Exercise task – Start at the line holding "Rebuild this chart", stop at the line holding "fig = plt.figure(figsize=(7.63, 3.84), dpi=100)", and repeat those lines exactly, both ends included; skip the pictures.
===============
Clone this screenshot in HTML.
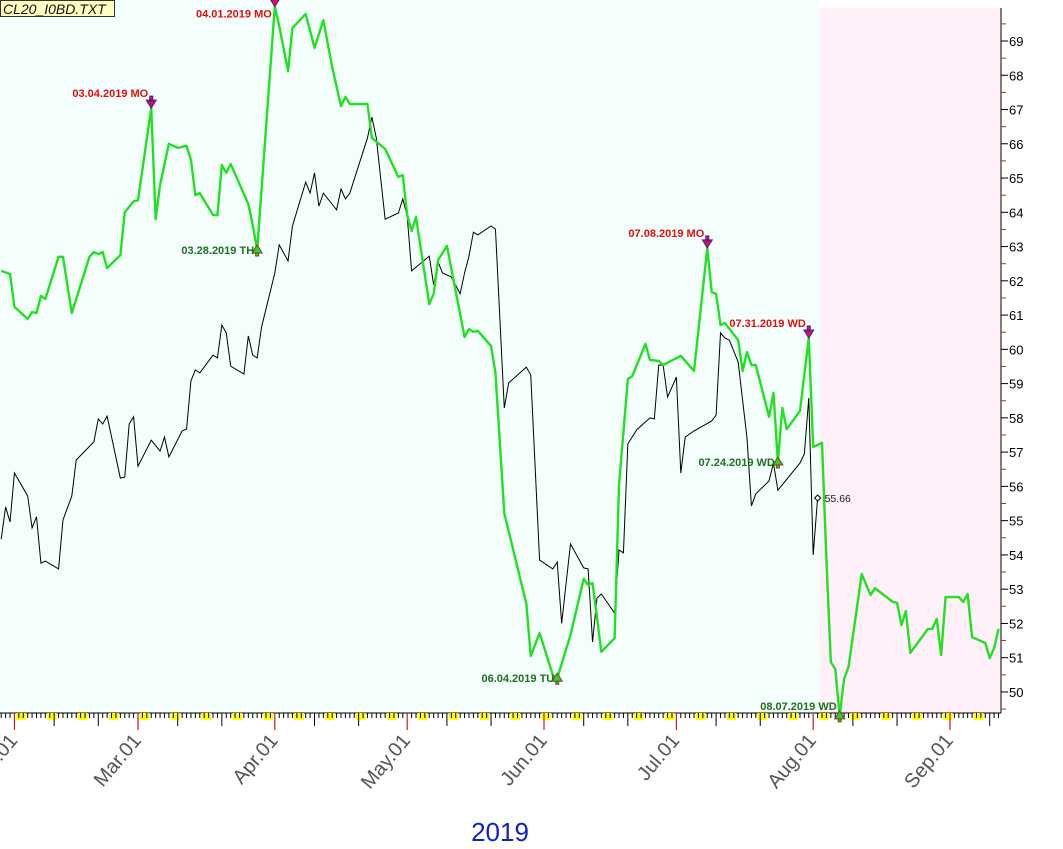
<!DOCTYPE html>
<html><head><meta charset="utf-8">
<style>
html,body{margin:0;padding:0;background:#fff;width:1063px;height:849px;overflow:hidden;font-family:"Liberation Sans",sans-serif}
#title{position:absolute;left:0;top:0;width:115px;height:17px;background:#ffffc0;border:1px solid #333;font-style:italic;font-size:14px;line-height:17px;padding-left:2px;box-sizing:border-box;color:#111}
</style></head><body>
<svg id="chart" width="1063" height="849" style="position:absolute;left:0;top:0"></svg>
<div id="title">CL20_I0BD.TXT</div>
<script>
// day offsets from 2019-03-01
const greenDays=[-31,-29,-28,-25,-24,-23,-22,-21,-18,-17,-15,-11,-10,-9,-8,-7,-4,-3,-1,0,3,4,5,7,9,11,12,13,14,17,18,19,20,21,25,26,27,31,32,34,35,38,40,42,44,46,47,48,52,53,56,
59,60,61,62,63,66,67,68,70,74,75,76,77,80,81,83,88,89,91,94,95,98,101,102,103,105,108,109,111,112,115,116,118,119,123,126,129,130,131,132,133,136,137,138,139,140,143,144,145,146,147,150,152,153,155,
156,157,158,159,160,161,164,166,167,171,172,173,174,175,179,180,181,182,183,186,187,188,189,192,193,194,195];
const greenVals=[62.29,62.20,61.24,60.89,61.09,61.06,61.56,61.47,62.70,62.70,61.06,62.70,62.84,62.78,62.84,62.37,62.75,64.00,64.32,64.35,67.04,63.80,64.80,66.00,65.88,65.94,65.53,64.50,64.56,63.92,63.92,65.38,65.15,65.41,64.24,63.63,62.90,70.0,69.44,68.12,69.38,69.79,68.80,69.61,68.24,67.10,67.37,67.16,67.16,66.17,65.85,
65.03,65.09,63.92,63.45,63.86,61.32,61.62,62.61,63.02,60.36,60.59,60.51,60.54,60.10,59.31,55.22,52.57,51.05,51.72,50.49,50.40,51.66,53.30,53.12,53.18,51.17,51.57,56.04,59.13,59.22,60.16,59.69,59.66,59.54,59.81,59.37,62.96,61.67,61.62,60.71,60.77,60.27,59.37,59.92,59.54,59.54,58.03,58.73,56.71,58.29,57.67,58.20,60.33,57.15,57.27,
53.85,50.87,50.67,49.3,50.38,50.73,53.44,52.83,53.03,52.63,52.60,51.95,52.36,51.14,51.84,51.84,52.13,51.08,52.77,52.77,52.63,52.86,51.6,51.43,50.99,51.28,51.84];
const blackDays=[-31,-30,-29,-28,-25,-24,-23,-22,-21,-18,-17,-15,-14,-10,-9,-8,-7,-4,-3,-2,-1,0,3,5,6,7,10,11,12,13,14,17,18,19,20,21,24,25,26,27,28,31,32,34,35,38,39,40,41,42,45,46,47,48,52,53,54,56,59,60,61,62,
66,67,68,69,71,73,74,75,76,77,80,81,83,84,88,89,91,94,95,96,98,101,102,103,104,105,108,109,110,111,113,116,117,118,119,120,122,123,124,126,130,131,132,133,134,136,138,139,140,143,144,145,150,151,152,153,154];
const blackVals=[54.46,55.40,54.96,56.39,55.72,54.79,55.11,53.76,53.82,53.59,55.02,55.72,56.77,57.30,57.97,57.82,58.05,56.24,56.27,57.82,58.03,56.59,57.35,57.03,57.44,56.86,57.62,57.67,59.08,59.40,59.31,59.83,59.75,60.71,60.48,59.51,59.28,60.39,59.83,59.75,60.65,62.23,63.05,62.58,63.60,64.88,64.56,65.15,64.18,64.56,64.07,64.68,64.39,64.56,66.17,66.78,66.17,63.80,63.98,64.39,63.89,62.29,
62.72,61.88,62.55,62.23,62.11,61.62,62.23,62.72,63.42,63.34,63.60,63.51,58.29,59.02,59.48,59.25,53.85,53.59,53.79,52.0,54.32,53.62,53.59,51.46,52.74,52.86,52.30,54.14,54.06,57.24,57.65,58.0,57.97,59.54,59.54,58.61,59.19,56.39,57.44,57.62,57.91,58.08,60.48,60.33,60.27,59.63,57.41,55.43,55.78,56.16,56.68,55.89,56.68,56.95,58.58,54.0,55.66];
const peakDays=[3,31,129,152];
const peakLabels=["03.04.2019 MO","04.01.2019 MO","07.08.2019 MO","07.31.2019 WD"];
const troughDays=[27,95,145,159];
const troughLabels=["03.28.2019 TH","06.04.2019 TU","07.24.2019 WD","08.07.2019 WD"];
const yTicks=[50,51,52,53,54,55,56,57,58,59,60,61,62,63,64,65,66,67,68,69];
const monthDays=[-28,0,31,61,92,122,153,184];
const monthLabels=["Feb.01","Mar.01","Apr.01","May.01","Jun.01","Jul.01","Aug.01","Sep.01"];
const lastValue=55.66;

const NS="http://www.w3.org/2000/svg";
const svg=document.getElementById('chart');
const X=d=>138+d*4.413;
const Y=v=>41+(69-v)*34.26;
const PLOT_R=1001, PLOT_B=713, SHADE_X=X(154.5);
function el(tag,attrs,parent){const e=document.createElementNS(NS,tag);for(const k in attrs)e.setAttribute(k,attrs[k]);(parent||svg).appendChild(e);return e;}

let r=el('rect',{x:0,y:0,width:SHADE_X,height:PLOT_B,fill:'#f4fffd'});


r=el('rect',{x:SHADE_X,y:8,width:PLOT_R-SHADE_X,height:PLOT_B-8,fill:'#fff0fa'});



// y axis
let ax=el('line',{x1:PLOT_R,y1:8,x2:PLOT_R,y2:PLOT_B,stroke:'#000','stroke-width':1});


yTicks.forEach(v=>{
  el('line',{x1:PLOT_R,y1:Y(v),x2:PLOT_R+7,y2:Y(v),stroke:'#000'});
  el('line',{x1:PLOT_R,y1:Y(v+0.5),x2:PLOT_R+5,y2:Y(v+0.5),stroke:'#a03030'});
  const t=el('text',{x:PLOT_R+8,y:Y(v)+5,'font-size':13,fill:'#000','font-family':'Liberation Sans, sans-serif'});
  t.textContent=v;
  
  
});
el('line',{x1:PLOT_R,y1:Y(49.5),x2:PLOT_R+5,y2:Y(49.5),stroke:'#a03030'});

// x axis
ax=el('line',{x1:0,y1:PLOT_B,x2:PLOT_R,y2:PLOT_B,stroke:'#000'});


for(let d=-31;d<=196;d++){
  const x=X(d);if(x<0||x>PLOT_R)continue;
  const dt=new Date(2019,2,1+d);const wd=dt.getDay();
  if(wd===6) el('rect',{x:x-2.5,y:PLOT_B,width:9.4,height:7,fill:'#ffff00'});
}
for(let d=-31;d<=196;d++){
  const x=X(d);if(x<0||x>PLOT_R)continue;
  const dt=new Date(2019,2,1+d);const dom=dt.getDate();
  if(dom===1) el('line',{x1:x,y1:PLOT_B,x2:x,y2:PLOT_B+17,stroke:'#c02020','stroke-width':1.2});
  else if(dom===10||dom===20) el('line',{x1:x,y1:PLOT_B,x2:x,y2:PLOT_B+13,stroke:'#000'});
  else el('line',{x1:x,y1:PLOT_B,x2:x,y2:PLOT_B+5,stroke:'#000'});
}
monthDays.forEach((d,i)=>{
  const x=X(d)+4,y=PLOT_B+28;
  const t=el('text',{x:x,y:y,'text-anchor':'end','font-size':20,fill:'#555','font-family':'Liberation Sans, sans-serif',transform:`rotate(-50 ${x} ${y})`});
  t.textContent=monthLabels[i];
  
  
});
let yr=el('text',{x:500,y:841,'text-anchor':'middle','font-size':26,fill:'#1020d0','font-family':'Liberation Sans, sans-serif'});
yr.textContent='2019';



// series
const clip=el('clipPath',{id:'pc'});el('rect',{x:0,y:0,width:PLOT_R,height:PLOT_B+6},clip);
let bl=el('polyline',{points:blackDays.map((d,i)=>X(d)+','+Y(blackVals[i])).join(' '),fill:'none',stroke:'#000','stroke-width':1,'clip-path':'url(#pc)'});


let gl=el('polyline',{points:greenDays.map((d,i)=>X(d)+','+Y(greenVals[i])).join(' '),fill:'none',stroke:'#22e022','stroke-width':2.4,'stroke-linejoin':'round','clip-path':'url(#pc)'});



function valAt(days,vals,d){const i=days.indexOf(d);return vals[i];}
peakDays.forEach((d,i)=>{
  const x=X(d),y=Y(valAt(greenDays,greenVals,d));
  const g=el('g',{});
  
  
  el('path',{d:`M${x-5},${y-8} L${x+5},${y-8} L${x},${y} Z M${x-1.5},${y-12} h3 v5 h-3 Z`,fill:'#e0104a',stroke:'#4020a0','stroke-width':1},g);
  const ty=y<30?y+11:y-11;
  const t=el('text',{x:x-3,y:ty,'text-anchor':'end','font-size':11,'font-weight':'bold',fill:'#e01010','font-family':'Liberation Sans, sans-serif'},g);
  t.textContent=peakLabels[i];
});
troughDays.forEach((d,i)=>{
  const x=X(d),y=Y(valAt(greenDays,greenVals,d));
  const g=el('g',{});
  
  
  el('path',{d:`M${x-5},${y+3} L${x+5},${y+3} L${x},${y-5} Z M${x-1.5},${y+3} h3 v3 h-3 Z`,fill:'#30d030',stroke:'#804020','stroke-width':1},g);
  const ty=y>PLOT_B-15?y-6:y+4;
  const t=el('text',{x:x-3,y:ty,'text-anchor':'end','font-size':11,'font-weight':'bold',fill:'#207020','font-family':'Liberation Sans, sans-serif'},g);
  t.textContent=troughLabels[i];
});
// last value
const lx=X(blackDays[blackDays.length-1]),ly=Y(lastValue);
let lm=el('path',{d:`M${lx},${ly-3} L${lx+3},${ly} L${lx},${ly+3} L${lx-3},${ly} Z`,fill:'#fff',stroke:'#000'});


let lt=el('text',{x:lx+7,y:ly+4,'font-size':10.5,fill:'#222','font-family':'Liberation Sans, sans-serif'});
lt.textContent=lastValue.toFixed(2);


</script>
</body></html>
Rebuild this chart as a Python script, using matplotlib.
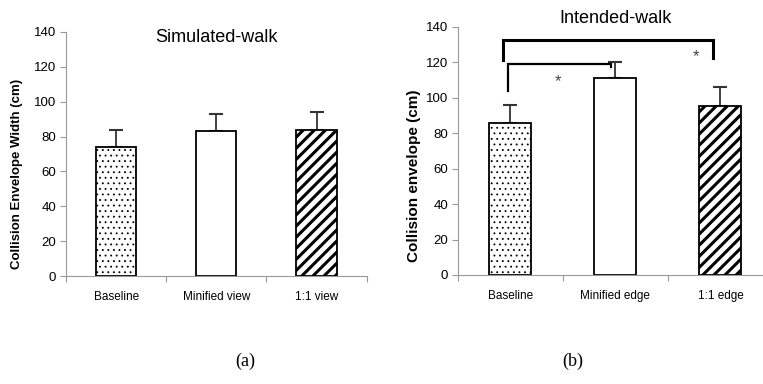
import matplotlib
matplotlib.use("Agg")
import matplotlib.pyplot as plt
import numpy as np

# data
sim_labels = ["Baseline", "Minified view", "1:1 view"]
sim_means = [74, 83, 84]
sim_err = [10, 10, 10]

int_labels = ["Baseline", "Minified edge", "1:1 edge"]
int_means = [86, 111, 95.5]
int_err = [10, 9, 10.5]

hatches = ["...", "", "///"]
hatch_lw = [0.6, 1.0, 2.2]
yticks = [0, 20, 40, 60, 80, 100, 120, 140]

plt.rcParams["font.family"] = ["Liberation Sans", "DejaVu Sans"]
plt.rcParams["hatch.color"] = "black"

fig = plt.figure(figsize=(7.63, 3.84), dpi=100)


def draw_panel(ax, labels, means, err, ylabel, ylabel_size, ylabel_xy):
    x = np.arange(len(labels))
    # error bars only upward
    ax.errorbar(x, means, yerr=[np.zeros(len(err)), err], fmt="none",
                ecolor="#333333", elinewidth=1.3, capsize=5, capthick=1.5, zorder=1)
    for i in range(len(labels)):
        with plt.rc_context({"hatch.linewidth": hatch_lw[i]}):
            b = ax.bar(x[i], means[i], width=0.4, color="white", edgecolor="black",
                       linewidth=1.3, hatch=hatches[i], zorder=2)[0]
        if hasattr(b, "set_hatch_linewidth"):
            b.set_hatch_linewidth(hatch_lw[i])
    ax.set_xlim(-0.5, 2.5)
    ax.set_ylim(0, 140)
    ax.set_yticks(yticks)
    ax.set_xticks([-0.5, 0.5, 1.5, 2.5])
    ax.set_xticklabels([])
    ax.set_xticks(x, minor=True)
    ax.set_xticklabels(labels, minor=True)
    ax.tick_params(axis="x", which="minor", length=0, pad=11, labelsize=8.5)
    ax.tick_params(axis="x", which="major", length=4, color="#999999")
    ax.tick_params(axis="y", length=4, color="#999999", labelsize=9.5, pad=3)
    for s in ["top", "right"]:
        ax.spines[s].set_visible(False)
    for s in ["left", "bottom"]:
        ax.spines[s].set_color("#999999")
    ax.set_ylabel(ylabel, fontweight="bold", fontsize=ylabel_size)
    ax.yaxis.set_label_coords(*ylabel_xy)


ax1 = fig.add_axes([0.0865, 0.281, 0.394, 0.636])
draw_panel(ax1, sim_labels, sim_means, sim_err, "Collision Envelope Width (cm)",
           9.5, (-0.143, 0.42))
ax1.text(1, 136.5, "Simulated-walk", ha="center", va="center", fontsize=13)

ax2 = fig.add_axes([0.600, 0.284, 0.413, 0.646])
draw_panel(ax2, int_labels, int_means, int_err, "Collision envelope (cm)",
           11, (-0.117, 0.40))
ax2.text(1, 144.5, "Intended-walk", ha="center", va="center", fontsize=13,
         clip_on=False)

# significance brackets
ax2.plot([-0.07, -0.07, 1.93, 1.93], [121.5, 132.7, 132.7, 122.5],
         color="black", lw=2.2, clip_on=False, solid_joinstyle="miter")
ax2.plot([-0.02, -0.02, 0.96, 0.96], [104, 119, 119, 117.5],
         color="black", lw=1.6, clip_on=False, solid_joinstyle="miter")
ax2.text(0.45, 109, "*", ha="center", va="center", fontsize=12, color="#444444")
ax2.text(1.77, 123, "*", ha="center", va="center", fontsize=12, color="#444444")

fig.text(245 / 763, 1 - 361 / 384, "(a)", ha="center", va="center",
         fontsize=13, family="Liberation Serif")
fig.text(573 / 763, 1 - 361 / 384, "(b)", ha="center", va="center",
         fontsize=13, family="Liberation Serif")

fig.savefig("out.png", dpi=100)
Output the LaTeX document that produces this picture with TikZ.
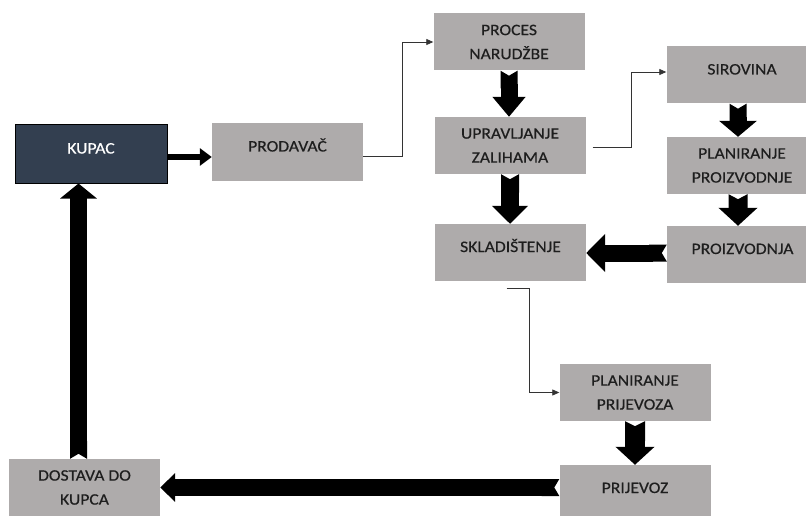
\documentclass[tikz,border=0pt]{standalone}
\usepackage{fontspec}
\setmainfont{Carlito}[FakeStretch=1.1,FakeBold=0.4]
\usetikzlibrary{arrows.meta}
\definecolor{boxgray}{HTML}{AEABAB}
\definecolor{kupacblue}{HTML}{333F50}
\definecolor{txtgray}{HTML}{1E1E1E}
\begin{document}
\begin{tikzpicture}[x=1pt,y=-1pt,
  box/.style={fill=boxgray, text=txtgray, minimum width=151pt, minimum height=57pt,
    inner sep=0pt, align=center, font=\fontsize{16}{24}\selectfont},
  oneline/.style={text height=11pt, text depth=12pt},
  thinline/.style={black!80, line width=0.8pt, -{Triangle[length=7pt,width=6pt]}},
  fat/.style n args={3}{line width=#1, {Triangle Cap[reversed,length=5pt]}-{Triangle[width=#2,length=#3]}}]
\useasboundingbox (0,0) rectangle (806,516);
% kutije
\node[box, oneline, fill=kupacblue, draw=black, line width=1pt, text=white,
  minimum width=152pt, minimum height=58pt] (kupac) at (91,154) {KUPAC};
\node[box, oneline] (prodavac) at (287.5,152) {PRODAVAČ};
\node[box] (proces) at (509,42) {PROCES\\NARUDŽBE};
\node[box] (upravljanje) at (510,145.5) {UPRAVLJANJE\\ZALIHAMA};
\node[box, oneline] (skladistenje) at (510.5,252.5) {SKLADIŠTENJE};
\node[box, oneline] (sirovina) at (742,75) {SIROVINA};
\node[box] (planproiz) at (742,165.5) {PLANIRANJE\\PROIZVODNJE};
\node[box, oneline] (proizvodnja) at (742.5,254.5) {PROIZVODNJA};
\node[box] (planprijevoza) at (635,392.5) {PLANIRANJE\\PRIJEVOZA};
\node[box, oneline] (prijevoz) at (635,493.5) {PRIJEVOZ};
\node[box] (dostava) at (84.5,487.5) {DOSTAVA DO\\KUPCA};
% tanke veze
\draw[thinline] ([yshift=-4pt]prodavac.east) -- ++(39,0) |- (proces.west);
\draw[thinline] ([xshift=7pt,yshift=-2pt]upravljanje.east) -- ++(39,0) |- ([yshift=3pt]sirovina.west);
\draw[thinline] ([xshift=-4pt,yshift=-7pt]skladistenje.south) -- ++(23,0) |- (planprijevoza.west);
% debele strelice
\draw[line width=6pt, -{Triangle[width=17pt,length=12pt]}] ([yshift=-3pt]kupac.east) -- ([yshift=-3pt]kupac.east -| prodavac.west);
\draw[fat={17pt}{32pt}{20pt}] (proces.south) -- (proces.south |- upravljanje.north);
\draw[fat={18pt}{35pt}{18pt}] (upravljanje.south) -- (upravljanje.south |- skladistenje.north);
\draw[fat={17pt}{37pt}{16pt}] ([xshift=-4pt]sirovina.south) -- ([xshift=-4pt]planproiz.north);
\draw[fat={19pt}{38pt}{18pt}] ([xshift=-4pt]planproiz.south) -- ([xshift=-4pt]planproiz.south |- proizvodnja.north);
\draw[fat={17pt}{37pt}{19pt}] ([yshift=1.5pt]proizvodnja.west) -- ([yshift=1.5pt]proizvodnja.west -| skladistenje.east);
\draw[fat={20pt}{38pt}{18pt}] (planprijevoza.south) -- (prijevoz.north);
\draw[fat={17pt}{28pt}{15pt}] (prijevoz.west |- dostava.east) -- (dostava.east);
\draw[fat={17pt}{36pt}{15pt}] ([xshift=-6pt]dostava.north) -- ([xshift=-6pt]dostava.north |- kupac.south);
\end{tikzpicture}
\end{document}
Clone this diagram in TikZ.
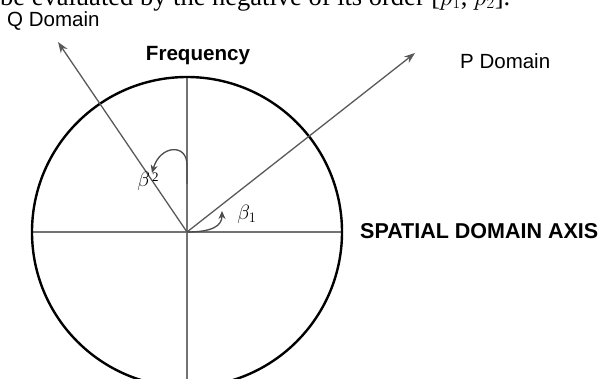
===============
Full solution –
Rebuild this chart as a Python script, using matplotlib.
import matplotlib
matplotlib.use("Agg")
import matplotlib.pyplot as plt
import numpy as np

# data
sim_labels = ["Baseline", "Minified view", "1:1 view"]
sim_means = [74, 83, 84]
sim_err = [10, 10, 10]

int_labels = ["Baseline", "Minified edge", "1:1 edge"]
int_means = [86, 111, 95.5]
int_err = [10, 9, 10.5]

hatches = ["...", "", "///"]
hatch_lw = [0.6, 1.0, 2.2]
yticks = [0, 20, 40, 60, 80, 100, 120, 140]

plt.rcParams["font.family"] = ["Liberation Sans", "DejaVu Sans"]
plt.rcParams["hatch.color"] = "black"

fig = plt.figure(figsize=(7.63, 3.84), dpi=100)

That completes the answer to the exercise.